[What to work on] Images should be left out, and everything else in the listing reproduced exactly.

[Rows from a dataset of charts and code]
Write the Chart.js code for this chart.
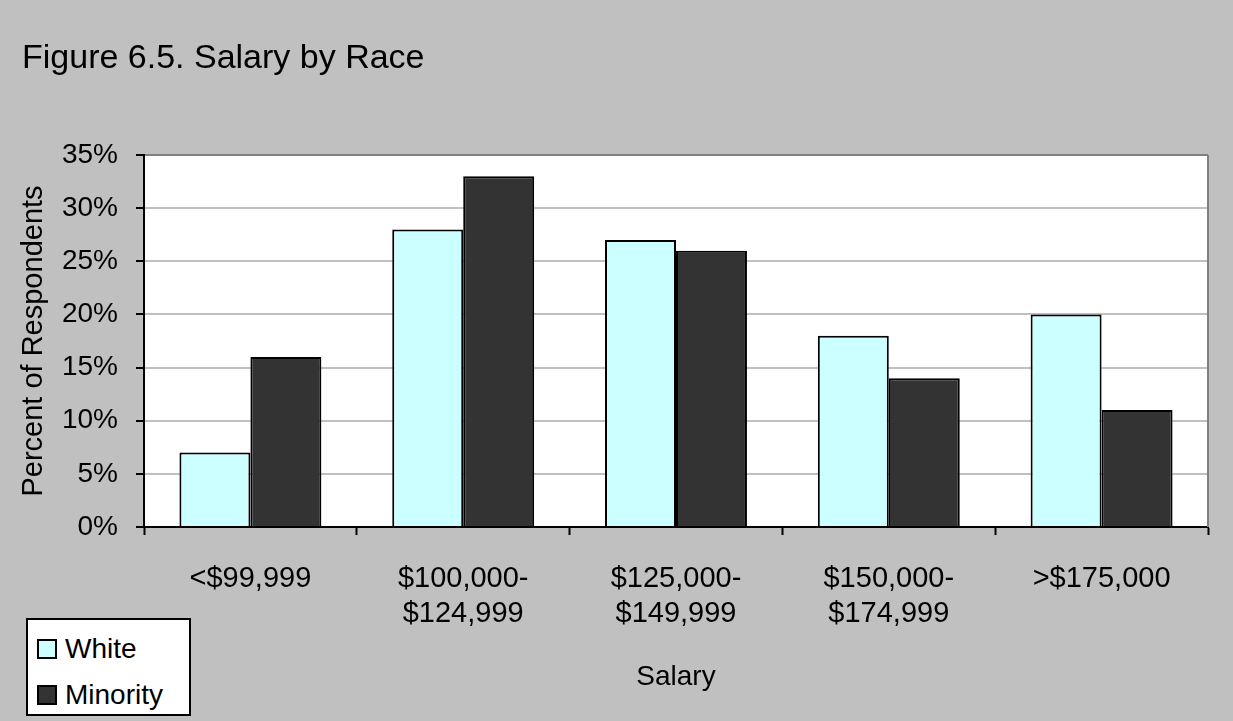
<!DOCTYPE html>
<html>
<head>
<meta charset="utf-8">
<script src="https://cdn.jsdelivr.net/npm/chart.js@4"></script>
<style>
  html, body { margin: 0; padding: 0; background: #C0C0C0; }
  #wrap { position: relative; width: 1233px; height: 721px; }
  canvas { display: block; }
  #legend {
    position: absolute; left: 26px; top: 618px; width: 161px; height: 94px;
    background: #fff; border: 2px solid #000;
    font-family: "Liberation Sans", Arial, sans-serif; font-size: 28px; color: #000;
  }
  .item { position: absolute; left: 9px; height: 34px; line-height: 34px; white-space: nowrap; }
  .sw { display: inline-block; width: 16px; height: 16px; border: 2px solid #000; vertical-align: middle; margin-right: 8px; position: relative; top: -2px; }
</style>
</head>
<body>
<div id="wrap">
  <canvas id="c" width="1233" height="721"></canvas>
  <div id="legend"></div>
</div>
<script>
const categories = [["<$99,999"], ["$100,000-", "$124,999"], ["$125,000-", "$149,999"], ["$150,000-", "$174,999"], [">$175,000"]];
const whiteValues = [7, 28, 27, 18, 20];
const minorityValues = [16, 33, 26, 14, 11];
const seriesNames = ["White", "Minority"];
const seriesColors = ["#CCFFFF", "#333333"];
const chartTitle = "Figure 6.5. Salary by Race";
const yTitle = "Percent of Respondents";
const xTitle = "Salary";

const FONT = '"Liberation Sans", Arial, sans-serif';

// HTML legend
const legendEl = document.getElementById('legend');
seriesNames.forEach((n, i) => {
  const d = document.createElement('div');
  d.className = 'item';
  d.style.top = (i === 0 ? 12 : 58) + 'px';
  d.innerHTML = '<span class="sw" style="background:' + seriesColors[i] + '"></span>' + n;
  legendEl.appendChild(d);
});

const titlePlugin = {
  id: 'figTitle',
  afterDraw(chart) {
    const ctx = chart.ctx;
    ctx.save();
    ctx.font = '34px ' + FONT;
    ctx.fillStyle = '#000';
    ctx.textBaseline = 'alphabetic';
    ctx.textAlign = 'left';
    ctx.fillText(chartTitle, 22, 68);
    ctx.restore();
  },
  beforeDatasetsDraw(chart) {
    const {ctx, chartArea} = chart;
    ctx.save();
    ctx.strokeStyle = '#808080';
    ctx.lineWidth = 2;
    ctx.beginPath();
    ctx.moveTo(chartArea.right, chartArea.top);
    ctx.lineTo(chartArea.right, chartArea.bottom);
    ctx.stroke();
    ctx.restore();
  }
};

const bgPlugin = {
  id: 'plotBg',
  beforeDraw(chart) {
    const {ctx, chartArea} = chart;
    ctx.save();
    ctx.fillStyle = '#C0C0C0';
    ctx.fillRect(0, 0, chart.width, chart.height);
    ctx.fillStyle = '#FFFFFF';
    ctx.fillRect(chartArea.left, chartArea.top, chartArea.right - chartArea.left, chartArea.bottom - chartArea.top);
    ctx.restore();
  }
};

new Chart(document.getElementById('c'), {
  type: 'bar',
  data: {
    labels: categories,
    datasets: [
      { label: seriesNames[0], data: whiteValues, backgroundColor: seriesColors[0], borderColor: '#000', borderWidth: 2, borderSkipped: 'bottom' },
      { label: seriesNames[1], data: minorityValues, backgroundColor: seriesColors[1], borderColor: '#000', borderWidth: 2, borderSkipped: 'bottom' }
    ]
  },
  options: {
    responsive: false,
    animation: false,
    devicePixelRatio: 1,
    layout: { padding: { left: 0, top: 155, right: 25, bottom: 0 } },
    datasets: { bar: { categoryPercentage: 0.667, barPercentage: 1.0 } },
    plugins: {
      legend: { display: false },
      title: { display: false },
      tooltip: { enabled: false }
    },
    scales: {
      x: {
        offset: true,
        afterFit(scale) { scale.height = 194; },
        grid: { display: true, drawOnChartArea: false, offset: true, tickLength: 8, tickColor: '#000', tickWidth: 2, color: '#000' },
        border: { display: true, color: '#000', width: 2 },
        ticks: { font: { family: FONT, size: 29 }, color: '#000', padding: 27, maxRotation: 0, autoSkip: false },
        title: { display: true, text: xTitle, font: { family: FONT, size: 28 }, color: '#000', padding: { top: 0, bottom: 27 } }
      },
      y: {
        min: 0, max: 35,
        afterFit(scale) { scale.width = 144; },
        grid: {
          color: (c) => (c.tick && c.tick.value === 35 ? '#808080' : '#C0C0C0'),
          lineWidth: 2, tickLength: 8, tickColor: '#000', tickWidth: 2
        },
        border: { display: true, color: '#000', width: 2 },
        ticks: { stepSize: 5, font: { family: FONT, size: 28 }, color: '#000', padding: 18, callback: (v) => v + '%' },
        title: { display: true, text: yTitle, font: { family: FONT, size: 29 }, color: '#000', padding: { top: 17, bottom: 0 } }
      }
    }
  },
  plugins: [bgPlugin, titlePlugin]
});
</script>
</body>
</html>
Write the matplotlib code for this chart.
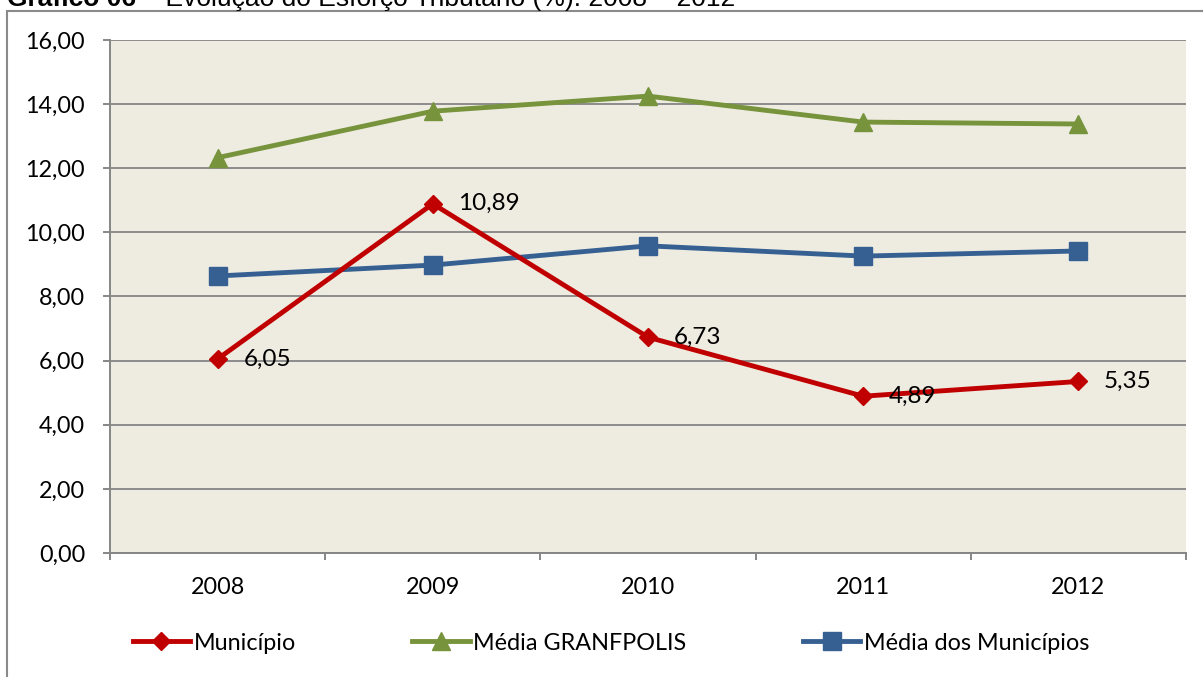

[Response to the exercise]
Write the Chart.js code for this chart.
<!DOCTYPE html>
<html>
<head>
<meta charset="utf-8">
<script src="https://cdn.jsdelivr.net/npm/chart.js@4"></script>
<style>
  html, body { margin: 0; padding: 0; background: #C0C0C0; }
  #wrap { position: relative; width: 1233px; height: 721px; }
  canvas { display: block; }
  #legend {
    position: absolute; left: 26px; top: 618px; width: 161px; height: 94px;
    background: #fff; border: 2px solid #000;
    font-family: "Liberation Sans", Arial, sans-serif; font-size: 28px; color: #000;
  }
  .item { position: absolute; left: 9px; height: 34px; line-height: 34px; white-space: nowrap; }
  .sw { display: inline-block; width: 16px; height: 16px; border: 2px solid #000; vertical-align: middle; margin-right: 8px; position: relative; top: -2px; }
</style>
</head>
<body>
<div id="wrap">
  <canvas id="c" width="1233" height="721"></canvas>
  <div id="legend"></div>
</div>
<script>
const categories = [["<$99,999"], ["$100,000-", "$124,999"], ["$125,000-", "$149,999"], ["$150,000-", "$174,999"], [">$175,000"]];
const whiteValues = [7, 28, 27, 18, 20];
const minorityValues = [16, 33, 26, 14, 11];
const seriesNames = ["White", "Minority"];
const seriesColors = ["#CCFFFF", "#333333"];
const chartTitle = "Figure 6.5. Salary by Race";
const yTitle = "Percent of Respondents";
const xTitle = "Salary";

const FONT = '"Liberation Sans", Arial, sans-serif';

// HTML legend
const legendEl = document.getElementById('legend');
seriesNames.forEach((n, i) => {
  const d = document.createElement('div');
  d.className = 'item';
  d.style.top = (i === 0 ? 12 : 58) + 'px';
  d.innerHTML = '<span class="sw" style="background:' + seriesColors[i] + '"></span>' + n;
  legendEl.appendChild(d);
});

const titlePlugin = {
  id: 'figTitle',
  afterDraw(chart) {
    const ctx = chart.ctx;
    ctx.save();
    ctx.font = '34px ' + FONT;
    ctx.fillStyle = '#000';
    ctx.textBaseline = 'alphabetic';
    ctx.textAlign = 'left';
    ctx.fillText(chartTitle, 22, 68);
    ctx.restore();
  },
  beforeDatasetsDraw(chart) {
    const {ctx, chartArea} = chart;
    ctx.save();
    ctx.strokeStyle = '#808080';
    ctx.lineWidth = 2;
    ctx.beginPath();
    ctx.moveTo(chartArea.right, chartArea.top);
    ctx.lineTo(chartArea.right, chartArea.bottom);
    ctx.stroke();
    ctx.restore();
  }
};

const bgPlugin = {
  id: 'plotBg',
  beforeDraw(chart) {
    const {ctx, chartArea} = chart;
    ctx.save();
    ctx.fillStyle = '#C0C0C0';
    ctx.fillRect(0, 0, chart.width, chart.height);
    ctx.fillStyle = '#FFFFFF';
    ctx.fillRect(chartArea.left, chartArea.top, chartArea.right - chartArea.left, chartArea.bottom - chartArea.top);
    ctx.restore();
  }
};

new Chart(document.getElementById('c'), {
  type: 'bar',
  data: {
    labels: categories,
    datasets: [
      { label: seriesNames[0], data: whiteValues, backgroundColor: seriesColors[0], borderColor: '#000', borderWidth: 2, borderSkipped: 'bottom' },
      { label: seriesNames[1], data: minorityValues, backgroundColor: seriesColors[1], borderColor: '#000', borderWidth: 2, borderSkipped: 'bottom' }
    ]
  },
  options: {
    responsive: false,
    animation: false,
    devicePixelRatio: 1,
    layout: { padding: { left: 0, top: 155, right: 25, bottom: 0 } },
    datasets: { bar: { categoryPercentage: 0.667, barPercentage: 1.0 } },
    plugins: {
      legend: { display: false },
      title: { display: false },
      tooltip: { enabled: false }
    },
    scales: {
      x: {
        offset: true,
        afterFit(scale) { scale.height = 194; },
        grid: { display: true, drawOnChartArea: false, offset: true, tickLength: 8, tickColor: '#000', tickWidth: 2, color: '#000' },
        border: { display: true, color: '#000', width: 2 },
        ticks: { font: { family: FONT, size: 29 }, color: '#000', padding: 27, maxRotation: 0, autoSkip: false },
        title: { display: true, text: xTitle, font: { family: FONT, size: 28 }, color: '#000', padding: { top: 0, bottom: 27 } }
      },
      y: {
        min: 0, max: 35,
        afterFit(scale) { scale.width = 144; },
        grid: {
          color: (c) => (c.tick && c.tick.value === 35 ? '#808080' : '#C0C0C0'),
          lineWidth: 2, tickLength: 8, tickColor: '#000', tickWidth: 2
        },
        border: { display: true, color: '#000', width: 2 },
        ticks: { stepSize: 5, font: { family: FONT, size: 28 }, color: '#000', padding: 18, callback: (v) => v + '%' },
        title: { display: true, text: yTitle, font: { family: FONT, size: 29 }, color: '#000', padding: { top: 17, bottom: 0 } }
      }
    }
  },
  plugins: [bgPlugin, titlePlugin]
});
</script>
</body>
</html>
Write the matplotlib code for this chart.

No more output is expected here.